Traditionally – and especially in Renaissance tragedies – when a play or performance appears on stage, it offers some commentary on the characters, conflicts, and events of the play that contains it. The most famous example of this meta-theatrical convention is Shakespeare's Hamlet, where Prince Hamlet uses a play to reveal his knowledge that his uncle killed his father.
In Bartholomew Fair, the performance at hand is not a play but a puppet show. This detail is significant because it comments on the absurdity of the events that have taken place so far at the fair. When Zeal-of-the-Land Busy engages in a debate with one of the puppets, he accuses them of sin for blurring the line between male and female. It is only when the puppet lifts up its skirt to reveal it is genderless that Busy admits defeat. This exchange is significant because it is fundamentally preposterous; that it is a puppet who bests the hypocritical Busy emphasizes the play's upside-down, chaotic, and ridiculous nature in which its own characters delight at the fair.
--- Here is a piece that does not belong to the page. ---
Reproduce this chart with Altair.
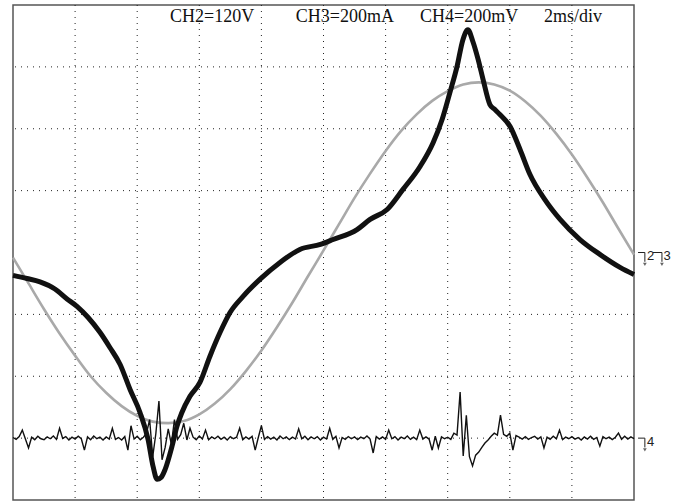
import altair as alt
import pandas as pd

# ---------------- data ----------------
# CH2 : mains voltage (grey), 120 V/div, time in ms (2 ms/div)
ch2_time = [0.0, 0.5, 1.0, 1.5, 2.0, 2.5, 3.0, 3.5, 4.0, 4.5, 5.0,
            5.5, 6.0, 6.5, 7.0, 7.5, 8.0, 8.5, 9.0, 9.5, 10.0,
            10.5, 11.0, 11.5, 12.0, 12.5, 13.0, 13.5, 14.0, 14.5, 15.0,
            15.5, 16.0, 16.5, 17.0, 17.5, 18.0, 18.5, 19.0, 19.5, 20.0]
ch2_volts = [-10, -60, -110, -157, -200, -240, -272, -298, -317, -328, -331,
             -327, -314, -293, -265, -230, -190, -145, -97, -46, 4,
             55, 106, 153, 197, 236, 268, 294, 313, 326, 330,
             326, 314, 293, 265, 230, 190, 145, 97, 46, -4]

# CH3 : current (thick black), 200 mA/div
ch3_time = [0.00, 0.45, 0.87, 1.35, 1.74, 2.06, 2.42, 2.80, 3.12, 3.45,
            3.77, 4.09, 4.35, 4.51, 4.64, 4.77, 4.90, 5.12, 5.28, 5.44,
            5.70, 6.02, 6.34, 6.67, 6.99, 7.41, 7.95, 8.60, 9.24, 9.90,
            10.31, 11.08, 11.50, 12.05, 12.56, 13.11, 13.53, 13.82, 14.07, 14.30,
            14.49, 14.65, 14.81, 14.98, 15.14, 15.36, 15.52, 15.68, 16.01, 16.33,
            16.65, 17.13, 17.62, 18.26, 18.90, 19.55, 20.00]
ch3_mA = [-74, -84, -95, -118, -150, -174, -210, -258, -307, -362,
          -443, -517, -604, -691, -733, -727, -701, -627, -562, -517,
          -465, -420, -336, -258, -194, -142, -87, -32, 10, 26,
          42, 74, 107, 139, 204, 278, 355, 430, 517, 601,
          688, 720, 682, 624, 559, 478, 462, 446, 407, 333,
          252, 171, 107, 42, -6, -48, -71]

# CH4 : sensor voltage (thin black), 200 mV/div, ground 3 div below centre
ch4_mV = [2, -4, 5, 26, -3, -32, 3, -5, 6, -2,
          -5, 4, -2, 7, -4, 32, -1, 5, -6, 3,
          -3, 6, -2, -39, 4, -5, 7, -2, 3, -6,
          4, -3, 32, -4, 2, -6, 5, -39, 40, -3,
          6, -5, 3, 16, 60, -60, 14, 120, -70, -30,
          30, -20, 60, -4, 11, 48, -6, 32, 3, -5,
          7, -3, 26, -5, 4, -2, 6, -4, 3, -6,
          5, -2, 3, 32, -5, 4, -3, 6, -39, 2,
          40, -4, 5, -3, 3, -6, 7, -2, 4, -5,
          3, -3, 30, -2, 6, -5, 4, -2, 5, -6,
          3, -3, 32, -4, 6, -32, 2, -4, 5, -2,
          4, -5, 3, -2, 7, -3, -48, 5, -3, 4,
          -4, 26, -2, 5, -6, 3, -2, 7, -4, 3,
          -5, 26, -3, 4, -3, -39, 6, -32, 4, -2,
          3, -4, 16, 10, 149, -58, 74, -60, -90, -55,
          -45, -30, -16, -6, 6, 16, 10, 74, 12, 6,
          16, -39, 8, 3, -3, 5, -4, 2, 6, -3,
          4, -32, 3, -4, 6, -2, 26, -5, 3, -2,
          5, -3, 2, -6, 4, -3, 6, -4, 2, -26,
          5, -2, 3, -5, 3, 16, -4, 6, -3, 4,
          -2]
ch4_time = [i * 0.1 for i in range(len(ch4_mV))]

header_labels = ["CH2=120V", "CH3=200mA", "CH4=200mV", "2ms/div"]
header_time = [5.06, 9.11, 13.11, 17.10]

grid_t = [2, 4, 6, 8, 10, 12, 14, 16, 18]
grid_div = [-3, -2, -1, 1, 2, 3]

# ---------------- frames ----------------
df2 = pd.DataFrame({"t": ch2_time, "y": [v / 120 for v in ch2_volts]})
df3 = pd.DataFrame({"t": ch3_time, "y": [v / 200 for v in ch3_mA]})
df4 = pd.DataFrame({"t": ch4_time, "y": [v / 200 - 3 for v in ch4_mV]})

W, H = 621, 495
xs = alt.Scale(domain=[0, 20], nice=False, zero=False)
ys = alt.Scale(domain=[-4, 4], nice=False, zero=False)

X = lambda f: alt.X(f, type="quantitative", scale=xs, axis=None)
Y = lambda f: alt.Y(f, type="quantitative", scale=ys, axis=None)

vgrid = alt.Chart(pd.DataFrame({"t": grid_t})).mark_rule(
    color="#222", strokeWidth=1, strokeDash=[1, 5]).encode(x=X("t"))
hgrid = alt.Chart(pd.DataFrame({"y": grid_div})).mark_rule(
    color="#222", strokeWidth=1, strokeDash=[1, 5]).encode(y=Y("y"))

line2 = alt.Chart(df2).mark_line(color="#a9a9a9", strokeWidth=2.6,
                                 interpolate="monotone").encode(x=X("t"), y=Y("y"))
line4 = alt.Chart(df4).mark_line(color="#111", strokeWidth=1.4).encode(x=X("t"), y=Y("y"))
line3 = alt.Chart(df3).mark_line(color="#111", strokeWidth=5,
                                 interpolate="monotone").encode(x=X("t"), y=Y("y"))

hdr = alt.Chart(pd.DataFrame({"t": header_time, "y": [3.73] * 4, "txt": header_labels})).mark_text(
    font="Liberation Serif", fontSize=18, align="left", baseline="alphabetic", color="#111"
).encode(x=X("t"), y=Y("y"), text="txt:N")

# ground markers on the right edge
mk_h = pd.DataFrame({"t": [20.13, 20.61, 20.13], "t2": [20.35, 20.90, 20.35],
                     "y": [0.0, 0.0, -3.0]})
mk_v = pd.DataFrame({"t": [20.35, 20.90, 20.35], "y": [0.0, 0.0, -3.0],
                     "y2": [-0.15, -0.15, -3.15]})
mk_g = pd.DataFrame({"t": [20.35, 20.90, 20.35], "y": [-0.19, -0.19, -3.19]})
mk_t = pd.DataFrame({"t": [20.42, 20.95, 20.42], "y": [-0.12, -0.12, -3.12],
                     "txt": ["2", "3", "4"]})

m1 = alt.Chart(mk_h).mark_rule(color="#222", strokeWidth=1).encode(x=X("t"), x2="t2:Q", y=Y("y"))
m2 = alt.Chart(mk_v).mark_rule(color="#222", strokeWidth=1).encode(x=X("t"), y=Y("y"), y2="y2:Q")
m3 = alt.Chart(mk_g).mark_point(shape="triangle-down", filled=True, size=14, color="#222").encode(
    x=X("t"), y=Y("y"))
m4 = alt.Chart(mk_t).mark_text(font="Liberation Sans", fontSize=13, align="left",
                               baseline="alphabetic", color="#222").encode(
    x=X("t"), y=Y("y"), text="txt:N")

chart = alt.layer(vgrid, hgrid, line2, line3, line4, hdr, m1, m2, m3, m4).properties(
    width=W, height=H,
    autosize=alt.AutoSizeParams(type="none"),
    padding={"left": 13, "top": 5, "right": 58, "bottom": 2},
    background="white",
).configure_view(stroke="#555", strokeWidth=1.5)

chart.save("out.html", embed_options={"renderer": "svg", "actions": False})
Despite the continued chaos of the play's climax, the final act does, to some degree, re-establish a sense of order as the play concludes: Justice Overdo reveals his true identity, Busy announces that he is a changed man, Dame Purecraft and Grace Welborn are both married (though not to their original suitors), Littlewit and his wife are reunited, and everyone congregates at the home of the Overdos for dinner. This ending showcases the notion that Bartholomew Fair is a respite from the otherwise orderliness of society: with this day at the fair winding down, characters must return to a state of relative stability.
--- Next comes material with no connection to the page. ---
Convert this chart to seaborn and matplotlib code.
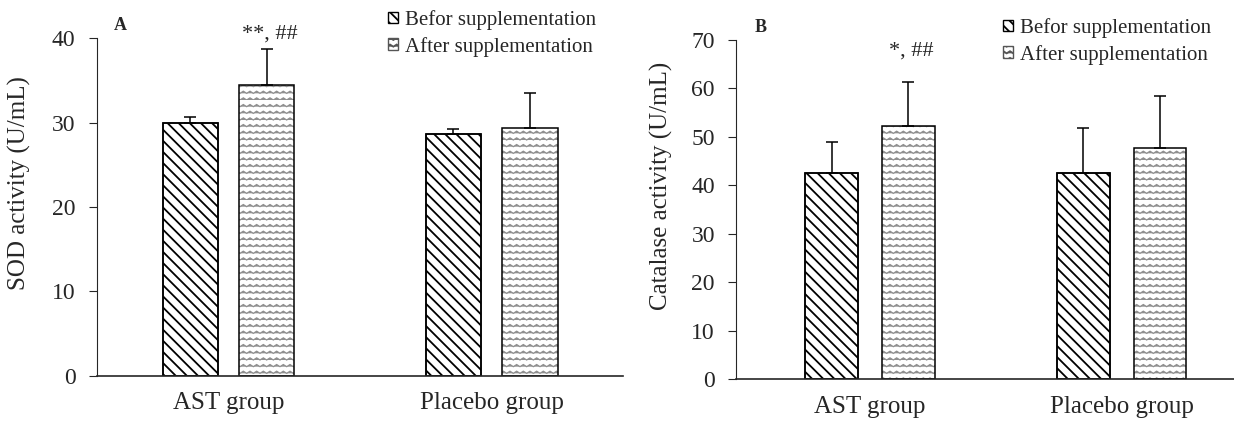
import warnings
import numpy as np
import pandas as pd
import seaborn as sns
import matplotlib.pyplot as plt
import matplotlib.hatch as mhatch
from matplotlib.path import Path
from matplotlib.patches import Patch

warnings.filterwarnings("ignore")

groups = ["AST group", "Placebo group"]
times = ["Befor supplementation", "After supplementation"]

# panel A - SOD
sod_before = [30.0, 28.6]
sod_after = [34.5, 29.4]
sod_before_sd = [0.7, 0.65]
sod_after_sd = [4.2, 4.15]
sod_marks = ["**, ##", ""]

# panel B - catalase
cat_before = [42.5, 42.6]
cat_after = [52.2, 47.8]
cat_before_sd = [6.5, 9.3]
cat_after_sd = [9.2, 10.7]
cat_marks = ["*, ##", ""]


class ZigZagHatch(mhatch.HatchPatternBase):
    # wavy rows, triggered by 'z' in the hatch string
    def __init__(self, hatch, density):
        self.num_rows = int(hatch.count('z') * density * 2.5)
        self.teeth = 15
        self.n = 2 * self.teeth + 1
        self.num_vertices = self.num_rows * self.n

    def set_vertices_and_codes(self, vertices, codes):
        xs = np.linspace(0, 1, self.n)
        step = 1.0 / self.num_rows
        amp = np.tile([0.0, 1.0], self.teeth + 1)[:self.n] * step * 0.32
        for i in range(self.num_rows):
            s = slice(i * self.n, (i + 1) * self.n)
            vertices[s, 0] = xs
            vertices[s, 1] = i * step + amp
            codes[s] = Path.LINETO
            codes[i * self.n] = Path.MOVETO


mhatch._hatch_types.append(ZigZagHatch)

sns.set_style("ticks")
plt.rcParams['font.family'] = ['Liberation Serif', 'DejaVu Serif']
plt.rcParams['hatch.linewidth'] = 1.3

STRIPE = '\\\\\\'
WAVE = 'z'
WAVE_COLOR = '#8f8f8f'


def make_df(before, after):
    rows = []
    for g, v in zip(groups, before):
        rows.append({"group": g, "time": times[0], "value": v})
    for g, v in zip(groups, after):
        rows.append({"group": g, "time": times[1], "value": v})
    return pd.DataFrame(rows)


def panel(ax, before, after, before_sd, after_sd, marks, ylim, ylabel,
          width, gap, xlim, mark_off, label_xy):
    df = make_df(before, after)
    sns.barplot(data=df, x="group", y="value", hue="time", hue_order=times,
                palette=["white", "white"], width=width, gap=gap,
                errorbar=None, legend=False, ax=ax, linewidth=0,
                saturation=1)
    bars = list(ax.patches)
    for p in bars[:2]:
        p.set_hatch(STRIPE)
        p.set_edgecolor("black")
        p.set_linewidth(1.1)
    for p in bars[2:4]:
        p.set_hatch(WAVE)
        p.set_edgecolor(WAVE_COLOR)
        p.set_linewidth(0)
        if hasattr(p, "set_hatch_linewidth"):
            p.set_hatch_linewidth(0.9)
    # outline for the wavy bars
    sns.barplot(data=df, x="group", y="value", hue="time", hue_order=times,
                palette=["black", "black"], width=width, gap=gap, fill=False,
                errorbar=None, legend=False, ax=ax, linewidth=1.1)

    xs = [p.get_x() + p.get_width() / 2 for p in bars[:4]]
    hs = [p.get_height() for p in bars[:4]]
    sd = list(before_sd) + list(after_sd)
    ax.errorbar(xs, hs, yerr=[np.zeros(4), sd], fmt="none", ecolor="black",
                elinewidth=1.1, capsize=4, capthick=1.1)
    for i, m in enumerate(marks):
        if m:
            ax.annotate(m, (xs[2 + i], hs[2 + i] + sd[2 + i]),
                        xytext=(2, mark_off), textcoords="offset points",
                        ha="center", va="center", fontsize=16)

    ax.set_ylim(*ylim)
    ax.set_yticks(np.arange(ylim[0], ylim[1] + 1, 10))
    ax.set_xlim(*xlim)
    ax.set_xlabel("")
    ax.set_ylabel(ylabel, fontsize=18)
    ax.yaxis.set_label_coords(*label_xy)
    ax.tick_params(axis="x", length=0, pad=12, labelsize=18)
    ax.tick_params(axis="y", length=5.5, width=0.8, pad=10, labelsize=17,
                   direction="out")
    sns.despine(ax=ax)
    ax.spines["bottom"].set_linewidth(1.2)
    ax.spines["left"].set_linewidth(0.8)
    ax.set_facecolor("white")


fig = plt.figure(figsize=(12.34, 4.21), dpi=100)
axA = fig.add_axes([0.0786, 0.1076, 0.4263, 0.8014])
axB = fig.add_axes([0.5968, 0.0998, 0.4032, 0.8052])

panel(axA, sod_before, sod_after, sod_before_sd, sod_after_sd, sod_marks,
      (0, 40), "SOD activity (U/mL)", 0.58, 0.27, (-0.5, 1.5), 11,
      (-0.125, 0.57))
panel(axB, cat_before, cat_after, cat_before_sd, cat_after_sd, cat_marks,
      (0, 70), "Catalase activity (U/mL)", 0.61, 0.32, (-0.53, 1.445), 22,
      (-0.128, 0.57))

fig.text(120 / 1234, 1 - 25 / 421, "A", fontsize=13, fontweight="bold",
         ha="center", va="center")
fig.text(761 / 1234, 1 - 28 / 421, "B", fontsize=13, fontweight="bold",
         ha="center", va="center")

handles = [Patch(facecolor="white", edgecolor="black", hatch=STRIPE, lw=1),
           Patch(facecolor="white", edgecolor="#555555", hatch=WAVE, lw=1)]
for anchor in [(388 / 1234, 1 - 10 / 421), (1003 / 1234, 1 - 18 / 421)]:
    fig.legend(handles, times, loc="upper left", bbox_to_anchor=anchor,
               frameon=False, fontsize=15, handlelength=0.5,
               handleheight=0.5, handletextpad=0.3, labelspacing=0.33,
               borderpad=0, borderaxespad=0)

fig.savefig("out.png", dpi=100, facecolor="white")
However, that the pre-fair status quo is not exactly recycled at the end of the play is significant, as it shows how the events of the fair have influenced its participants and their perception of their fellow Londoners. After Busy is bested by the puppet, he admits his own hypocrisy and claims to be changed forever. Likewise, Overdo concedes to having the group over for dinner as a type of penance for his own misdeeds and judgments against them. Thus, while Bartholomew Fair ends with a general sense of resolution, it attributes that resolution to the chaotic, inverted, and fun antics that have occurred throughout the play.